Das Kulturzentrum Dieselstrasse geht erstmals in Richtung zeitgenössischer elektronischer Musik.

Böblingen : Ulrich Stolte (uls)

Esslingen - Ein Experiment in experimenteller Musik. Das hat das Kulturzentrum Dieselstrasse am Freitagabend unter dem Titel „Cosmic playgrounds“ veranstaltet und sich vom klassischen Repertoire aus Rock, Folk und Jazz auch in eine Richtung der Pop-Musik vorgewagt, die kaum mehr von der sogenannten zeitgenössischen elektronischen Musik unterscheidbar ist. Kosmisch oder abgespaced? Es war eher kosmisch, was Lisa-Marie Stückle erstmals an Musikern unter dem Dach der Dieselstrasse versammelt hat. Zum Beispiel Graham Dunning, der aus London angereist war. Er bespielte eine Art Labortisch, dessen Rhythmus ein einfacher Plattenspieler vorgab.

 

Mischung zwischen Fischer-Technik und Elektro-Labor

Den Tonarm hatte er festgebunden, so dass die Töne in einer Endlosschleife erklangen. Über dem Plattenteller rotierte eine eigens gefräste Holzscheibe, in die Dunning verschiedene Bananstecker baute, die wiederum gegen Sensoren trommelten und weitere Sounds erzeugte.

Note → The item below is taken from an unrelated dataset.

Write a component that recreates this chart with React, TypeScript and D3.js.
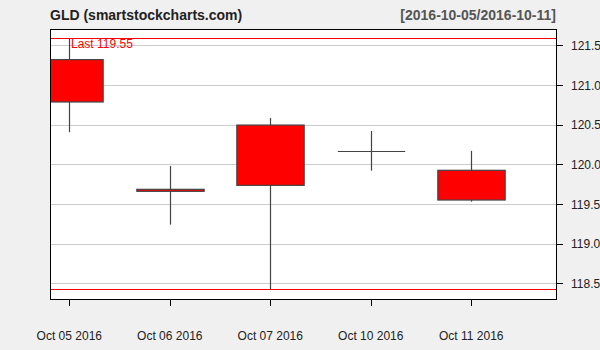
import React from "react";
import * as d3 from "d3";

const dates = ["Oct 05 2016", "Oct 06 2016", "Oct 07 2016", "Oct 10 2016", "Oct 11 2016"];
const opens = [121.32, 119.685, 119.735, 120.165, 119.925];
const highs = [121.588, 119.98, 120.585, 120.42, 120.17];
const lows = [120.405, 119.24, 118.424, 119.92, 119.53];
const closes = [120.786, 119.66, 120.495, 120.16, 119.55];
const yTicks = [118.5, 119.0, 119.5, 120.0, 120.5, 121.0, 121.5];
const title = "GLD (smartstockcharts.com)";
const rangeLabel = "[2016-10-05/2016-10-11]";

const W = 600;
const H = 350;
const L = 50, R = 556, T = 29, B = 299;

export default function App() {
  const x = d3.scaleLinear().domain([-0.192, 4.843]).range([L, R]);
  const y = d3.scaleLinear().domain([118.3025, 121.706]).range([B, T]);
  const bw = (x(1) - x(0)) * 0.67;
  const lastClose = closes[closes.length - 1];
  const maxHigh = d3.max(highs) as number;
  const minLow = d3.min(lows) as number;
  const font = "'Liberation Sans', Arial, sans-serif";

  return (
    <svg width={W} height={H} style={{ position: "absolute", left: 0, top: 0 }} fontFamily={font}>
      <defs>
        <clipPath id="plotclip">
          <rect x={L} y={T} width={R - L} height={B - T} />
        </clipPath>
      </defs>
      <rect x={0} y={0} width={W} height={H} fill="#f0f0f0" />
      <rect x={L} y={T} width={R - L} height={B - T} fill="#ffffff" />
      {yTicks.map((v) => (
        <line key={"g" + v} x1={L} x2={R} y1={Math.round(y(v)) + 0.5} y2={Math.round(y(v)) + 0.5} stroke="#cccccc" strokeWidth={1} />
      ))}
      <g clipPath="url(#plotclip)">
        <line x1={L} x2={R} y1={Math.round(y(maxHigh)) + 0.5} y2={Math.round(y(maxHigh)) + 0.5} stroke="#ff0000" strokeWidth={1} />
        <line x1={L} x2={R} y1={Math.round(y(minLow)) + 0.5} y2={Math.round(y(minLow)) + 0.5} stroke="#ff0000" strokeWidth={1} />
        {dates.map((d, i) => {
          const cx = Math.round(x(i)) + 0.5;
          const top = y(Math.max(opens[i], closes[i]));
          const bot = y(Math.min(opens[i], closes[i]));
          return (
            <g key={d}>
              <line x1={cx} x2={cx} y1={y(highs[i])} y2={y(lows[i])} stroke="#444444" strokeWidth={1.2} />
              {bot - top < 1 ? (
                <line x1={cx - bw / 2} x2={cx + bw / 2} y1={Math.round(top) + 0.5} y2={Math.round(top) + 0.5} stroke="#444444" strokeWidth={1.2} />
              ) : (
                <rect x={cx - bw / 2} y={top} width={bw} height={bot - top} fill="#ff0000" stroke="#444444" strokeWidth={1.2} />
              )}
            </g>
          );
        })}
      </g>
      <text x={71} y={y(maxHigh) + 10} fill="#ff0000" fontSize={12}>{"Last " + lastClose.toFixed(2)}</text>
      <rect x={L + 0.5} y={T + 0.5} width={R - L} height={B - T} fill="none" stroke="#000000" strokeWidth={1} />
      {yTicks.map((v) => (
        <g key={"t" + v}>
          <line x1={R} x2={R + 7} y1={Math.round(y(v)) + 0.5} y2={Math.round(y(v)) + 0.5} stroke="#000000" strokeWidth={1} />
          <text x={571} y={y(v) + 4.5} fontSize={12} fill="#222222">{v.toFixed(1)}</text>
        </g>
      ))}
      {dates.map((d, i) => (
        <g key={"x" + d}>
          <line x1={Math.round(x(i)) + 0.5} x2={Math.round(x(i)) + 0.5} y1={B + 0.5} y2={B + 7} stroke="#000000" strokeWidth={1} />
          <text x={x(i)} y={340} fontSize={12} textAnchor="middle" fill="#222222">{d}</text>
        </g>
      ))}
      <text x={50} y={20} fontSize={14} fontWeight="bold" fill="#222222">{title}</text>
      <text x={556} y={20} fontSize={14} fontWeight="bold" fill="#555555" textAnchor="end">{rangeLabel}</text>
    </svg>
  );
}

Verwirrend? Sagen wir, Dunnings Instrumentarium sah so aus, als hätte ein Elektronik-Labor sich mit einem Fischer-Technik-Baukasten vermählt. In diesen Schallplatten-Rhythmus hinein öffnete er am Laptop verschiedene Sounddateien, die Befehlzeilen übertrug er per Beamer hinter sich an eine Leinwand, quasi an das Publikum zum mitschwoofen.

Es waren nicht allzuviele Leute in das schicke Gebäude in der Esslinger Dieselstraße gekommen, doch es war ja auch das allererste Mal, dass sich das Haus einem Festival dieser Musik öffnete, wie die Dieselstrassen-Geschäftsführerin Sabine Bartsch sagte.

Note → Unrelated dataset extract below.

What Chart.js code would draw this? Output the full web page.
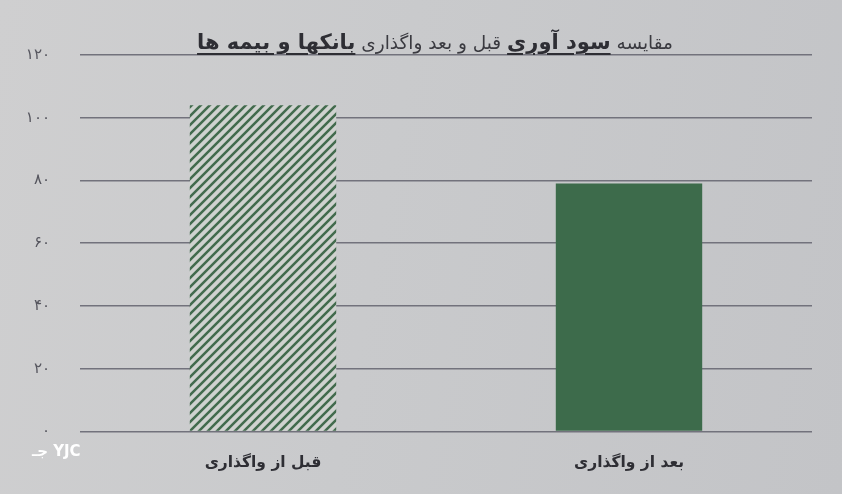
<!DOCTYPE html>
<html lang="fa">
<head>
<meta charset="utf-8">
<script src="https://cdn.jsdelivr.net/npm/chart.js@4/dist/chart.umd.min.js"></script>
<style>
  html, body { margin: 0; padding: 0; }
  body {
    width: 842px; height: 494px; overflow: hidden; position: relative;
    background: linear-gradient(100deg, #cfcfd0 0%, #c9cacc 45%, #c3c4c7 100%);
    font-family: "DejaVu Sans", sans-serif;
  }
  #wrap { position: absolute; left: 0; top: 0; width: 842px; height: 494px; }
  #title {
    position: absolute; top: 30px; left: 150px; width: 570px;
    direction: rtl; text-align: center; white-space: nowrap;
    font-size: 18.5px; color: #3a3a40;
  }
  #title b { font-size: 21px; text-decoration: underline; text-underline-offset: 4px; color: #2e2e34; }
  #logo {
    position: absolute; left: 32px; top: 442px; color: #fff;
    font-weight: bold; font-size: 15px; font-family: "DejaVu Sans", sans-serif;
  }
</style>
</head>
<body>
<div id="wrap"><canvas id="chart" width="842" height="494"></canvas></div>
<div id="title">مقایسه <b>سود آوری</b> قبل و بعد واگذاری <b>بانکها و بیمه ها</b></div>
<div id="logo">جـ YJC</div>
<script>
// داده‌ها
const categories = ['قبل از واگذاری', 'بعد از واگذاری'];
const profitValues = [104, 79];
const yTicks = [0, 20, 40, 60, 80, 100, 120];

const faDigits = '۰۱۲۳۴۵۶۷۸۹';
function toFa(n) {
  return String(n).replace(/\d/g, d => faDigits[d]);
}

// الگوی هاشور
function makeHatch() {
  const c = document.createElement('canvas');
  c.width = 9; c.height = 9;
  const g = c.getContext('2d');
  g.fillStyle = '#cfd2cf';
  g.fillRect(0, 0, 9, 9);
  g.strokeStyle = '#426b4d';
  g.lineWidth = 2.5;
  g.beginPath();
  g.moveTo(-2, 11); g.lineTo(11, -2);
  g.moveTo(-6.5, 6.5); g.lineTo(6.5, -6.5);
  g.moveTo(2.5, 15.5); g.lineTo(15.5, 2.5);
  g.stroke();
  return g.createPattern(c, 'repeat');
}

const ctx = document.getElementById('chart').getContext('2d');
new Chart(ctx, {
  type: 'bar',
  data: {
    labels: categories,
    datasets: [{
      data: profitValues,
      backgroundColor: [makeHatch(), '#3d6b4b'],
      borderWidth: 0,
      barPercentage: 0.4,
      categoryPercentage: 1
    }]
  },
  options: {
    responsive: false,
    animation: false,
    layout: { padding: { top: 55, left: 16, right: 30, bottom: 0 } },
    plugins: { legend: { display: false }, title: { display: false }, tooltip: { enabled: false } },
    scales: {
      y: {
        min: 0, max: 120,
        afterBuildTicks: axis => { axis.ticks = yTicks.map(v => ({ value: v })); },
        afterFit: axis => { axis.width = 64; },
        border: { display: false },
        grid: { color: '#72727c', lineWidth: 1.5, drawTicks: false },
        ticks: {
          padding: 30,
          color: '#55555e',
          font: { family: 'DejaVu Sans', size: 15 },
          callback: v => toFa(v)
        }
      },
      x: {
        border: { display: false },
        grid: { display: false, drawTicks: false },
        ticks: {
          padding: 22,
          color: '#2e2e34',
          font: { family: 'DejaVu Sans', size: 15.5, weight: 'bold' }
        }
      }
    }
  }
});
</script>
</body>
</html>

Erstmals zusammenarbeit mit dem Podium Festival

Und noch ein zweites Novum hatte Lisa-Marie Stückle ins Kulturzentrum eingeführt. Erstmals gab es zwei Bühnen, eine im Saal und eine im Foyer, damit konnten die Umbaupausen bewältigt werden, bei denen der heftige Kabelsalat, den die experimentelle elektronische Musik mitunter produziert, in Ruhe entwirrt werden konnte. Sogar noch ein drittes Novum gab es: Erstmals arbeitete das Esslinger Kulturzentrum mit dem Podium Festival zusammen.

Die Formation Piano Tube Techno (PTT) mit Konstantin Dupelius und Jonas Urbat brachte gefühlvolle Klavierpassagen, denen sie einen Teppich aus minimalistischen Dur-Akkorden unterlegten. Riesig im wahrsten Sinne des Wortes – denn er ist gefühlt zwei Meter hoch und wahrscheinlich tatsächlich zwei Meter zehn – war Jonas Urbats Tuba- und Posaunenspiel. Dabei sampelte er seine Soli live und ließ sie nachher vom Computer abspielen. Beim Publikum entstand so das Gefühl, die Melodie würde die Instrumente verlassen und ein Eigenleben im Konzertsaal führen.

Rein am Laptop entstand die Musik der Formation Benoît & the Mandelbrots. Sie hatten schwerklingende Akustik auf der Festplatte und loteten die musikalische Grenze zwischen Geräusch und Ton aus. Weil sie live am Computer spielten, und die Eingabe von Befehlszeilen naturgemäß Zeit brauchte, schufen sie ein ruhiges modulares Klangmeer. Auch sie hatten ihre Bildschirme an einen Beamer angeschlossen, damit das Publikum ihre Arbeit mitverfolgen konnte. Kleiner Leckerbissen am Rande: Die Befehlzeilen wurden auch auf die Musiker drauf projiziert, so dass sie mit dem grünen Zahlen im Gesicht zuweilen aussahen wie die Figuren der Kinofilmreihe „Matrix“.